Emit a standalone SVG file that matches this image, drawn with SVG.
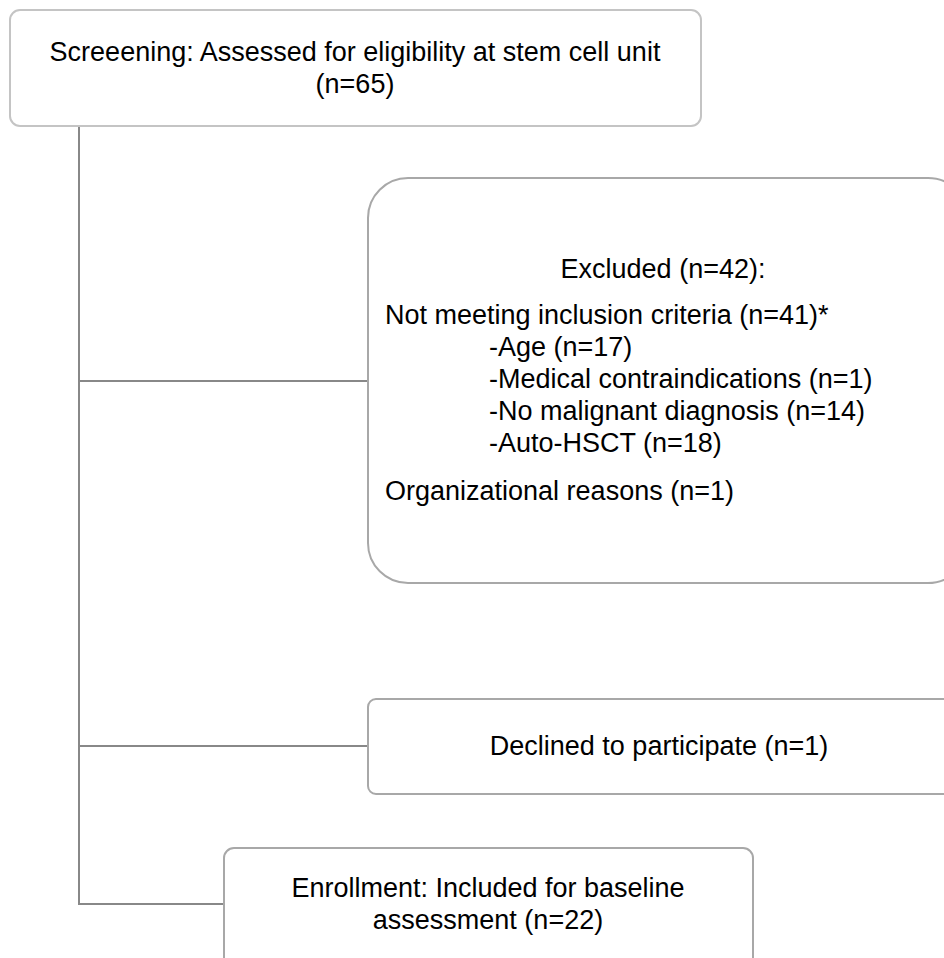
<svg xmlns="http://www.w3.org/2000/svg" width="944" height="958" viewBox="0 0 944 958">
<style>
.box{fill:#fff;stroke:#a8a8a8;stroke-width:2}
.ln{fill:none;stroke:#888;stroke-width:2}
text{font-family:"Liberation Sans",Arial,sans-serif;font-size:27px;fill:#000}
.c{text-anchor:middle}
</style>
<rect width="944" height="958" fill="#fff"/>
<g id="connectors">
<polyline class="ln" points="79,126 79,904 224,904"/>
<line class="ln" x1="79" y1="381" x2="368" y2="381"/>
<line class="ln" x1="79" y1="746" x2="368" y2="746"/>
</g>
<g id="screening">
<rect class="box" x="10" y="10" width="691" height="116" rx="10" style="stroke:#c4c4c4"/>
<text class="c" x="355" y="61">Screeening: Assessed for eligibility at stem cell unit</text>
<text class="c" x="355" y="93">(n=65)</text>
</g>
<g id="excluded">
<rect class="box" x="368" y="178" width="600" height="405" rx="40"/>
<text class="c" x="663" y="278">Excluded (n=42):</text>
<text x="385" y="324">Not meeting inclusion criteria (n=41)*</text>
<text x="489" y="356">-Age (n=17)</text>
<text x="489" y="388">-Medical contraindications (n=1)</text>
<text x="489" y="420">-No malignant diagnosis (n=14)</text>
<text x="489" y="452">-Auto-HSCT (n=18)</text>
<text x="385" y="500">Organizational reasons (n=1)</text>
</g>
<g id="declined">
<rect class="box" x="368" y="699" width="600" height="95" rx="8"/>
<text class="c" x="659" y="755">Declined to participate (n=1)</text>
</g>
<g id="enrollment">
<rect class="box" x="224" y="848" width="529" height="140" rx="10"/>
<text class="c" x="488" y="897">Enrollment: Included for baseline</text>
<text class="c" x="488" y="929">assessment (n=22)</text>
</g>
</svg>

◇ ◇ ◇ ◇ ◇

[EXERCISE BRIEF]
Using the data above, write out every line exactly, leaving the images behind.

[EXERCISE ANSWER]
Emit a standalone SVG file that matches this image, drawn with SVG.
<svg xmlns="http://www.w3.org/2000/svg" width="944" height="958" viewBox="0 0 944 958">
<style>
.box{fill:#fff;stroke:#a8a8a8;stroke-width:2}
.ln{fill:none;stroke:#888;stroke-width:2}
text{font-family:"Liberation Sans",Arial,sans-serif;font-size:27px;fill:#000}
.c{text-anchor:middle}
</style>
<rect width="944" height="958" fill="#fff"/>
<g id="connectors">
<polyline class="ln" points="79,126 79,904 224,904"/>
<line class="ln" x1="79" y1="381" x2="368" y2="381"/>
<line class="ln" x1="79" y1="746" x2="368" y2="746"/>
</g>
<g id="screening">
<rect class="box" x="10" y="10" width="691" height="116" rx="10" style="stroke:#c4c4c4"/>
<text class="c" x="355" y="61">Screeening: Assessed for eligibility at stem cell unit</text>
<text class="c" x="355" y="93">(n=65)</text>
</g>
<g id="excluded">
<rect class="box" x="368" y="178" width="600" height="405" rx="40"/>
<text class="c" x="663" y="278">Excluded (n=42):</text>
<text x="385" y="324">Not meeting inclusion criteria (n=41)*</text>
<text x="489" y="356">-Age (n=17)</text>
<text x="489" y="388">-Medical contraindications (n=1)</text>
<text x="489" y="420">-No malignant diagnosis (n=14)</text>
<text x="489" y="452">-Auto-HSCT (n=18)</text>
<text x="385" y="500">Organizational reasons (n=1)</text>
</g>
<g id="declined">
<rect class="box" x="368" y="699" width="600" height="95" rx="8"/>
<text class="c" x="659" y="755">Declined to participate (n=1)</text>
</g>
<g id="enrollment">
<rect class="box" x="224" y="848" width="529" height="140" rx="10"/>
<text class="c" x="488" y="897">Enrollment: Included for baseline</text>
<text class="c" x="488" y="929">assessment (n=22)</text>
</g>
</svg>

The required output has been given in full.